Dünya siyasetinde hiçbir hamle tesadüf değildir.

Hele söz konusu olan Amerika Birleşik Devletleri ise, atılan her adım onlarca yıl sonrasını hesaplayan bir satranç hamlesidir.

Bugün Azerbaycan ile Ermenistan arasında imzalanan sözde barış antlaşması da bu oyunun en taze hamlesidir.

Dünyanın en büyük mafyası, en kurnaz haraççısı olan ABD, Trump üzerinden sahnelenen bu tiyatroda hem Azerbaycan Devlet Başkanı Aliyev’i hem de Ermenistan Başbakanı Paşinyan’ı kendi ayağına çağırarak “hakem” değil “hakim” olduğunu ilan etmiştir.

Ancak bu hakemlik görüntüsü, perde arkasında emperyalizmin en kârlı yatırımlarından birine dönüşmektedir:

Zengezur Koridoru’nun ele geçirilmesidir.

Hem de 100 yıllığına

ABD’nin Ortadoğu’da yıllardır izlediği strateji nettir;

Önce kriz çıkar, ardından çözüm masasında kendi şartlarını dayat.

Irak’ta, Suriye’de, Libya’da, Afganistan’da gördüğümüz senaryonun bir benzeri bugün Kafkasya’da oynanıyor.

Kanlı çatışmalar, diplomatik gerilimler ve ardından “barış” adı altında atılan imzalar.

Fakat bu barış, sadece ABD’nin küresel çıkarlarının kılıfıdır.

Zengezur Koridoru, sadece bir kara yolu değildir;

Asya ile Avrupa’yı, hatta Amerika’yı ticaret bakımından birbirine bağlayacak ana arterdir. Enerji, ticaret, lojistik…

Yani geleceğin tüm stratejik akışları bu koridordan geçecektir.

ABD, işte bu stratejik damarı 100 yıllığına kendi kontrolüne alarak, bölgeye hem ekonomik hem de askeri üsler kurabileceği bir kapı açmıştır.

Plan başta farklıydı.

Türkiye, Azerbaycan ve İran, bu koridorun güvenliğini ve işletmesini kendi ellerinde tutacaktı. Böylece Türk dünyasıyla kara bağlantısı sağlanacak, Avrasya’nın kalbi kendi sahiplerinin elinde kalacaktı.

Ancak ABD, diplomasi satrancında bu kozu çekip aldı.

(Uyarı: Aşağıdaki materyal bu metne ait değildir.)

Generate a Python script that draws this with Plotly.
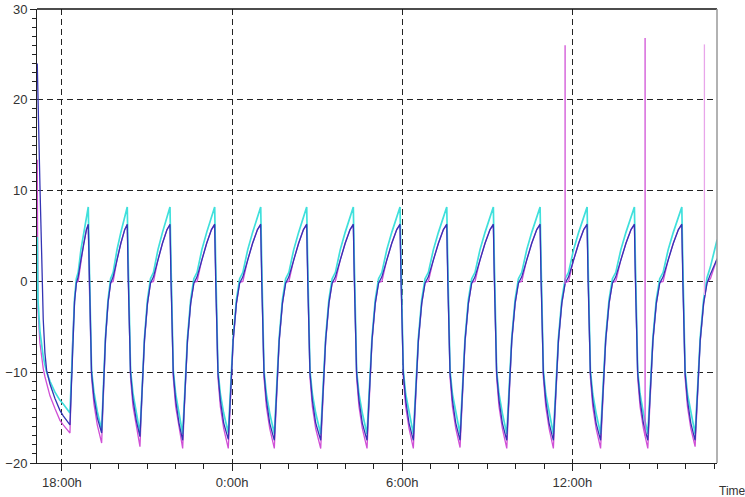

İki kardeş ülke olan Türkiye ile Azerbaycan’ın, bölgede aynı hedefe kilitlenmesi gerekirken, masada ABD’nin hakemliğini kabul etmesi stratejik bir kayıp olmuştur.

Hadi Paşinyan’ı anlarım da Aliyev’in bu antlaşmaya imza koymaması gerekirdi,

Gerekirse Zelenski gibi görüşmeyi terk etmeliydi.

Kardeşim dediği Cumhurbaşkanı Erdoğan’a danışmadan, onun fikrini almadan o antlaşmaya imzayı basmamalıydı.

İran da kendi çıkarları doğrultusunda hareket edememiş, koridorun emperyalizmin kucağına bırakılmasına engel olamamıştır.

Rusya da bu tabloda kaybedenler arasında yer almıştır.

ABD, sadece Türkiye ve Azerbaycan’ın değil, Moskova’nın da bölgedeki etkisini törpülemiştir. Bu, tek taraflı bir diplomatik zafer değil, çok taraflı bir jeopolitik yenilgidir.

Zengezur Koridoru’nun ABD’ye bırakılması sadece bir diplomatik hata olarak görülmemeli. Gelecek yüzyılın planlanması demektir.

Burada ABD’nin oyunu açıktır.

Önce kriz çıkar, sonra çözüm vaadiyle stratejik damarları ele geçir.

Bu oyunu bozacak olan, tarihten aldığı gücü unutmayan Türk milletidir.

Kurtuluş Savaşı’nda emperyalizmin planlarını yarım asır erteleten bu toprakların evlatları, bugün de aynı kararlılıkla Zengezur’un kapılarını yeniden milletin iradesine kazandıracaktır.

Çünkü bu yurt bizim, bu yol bizim, bu gelecek bizimdir.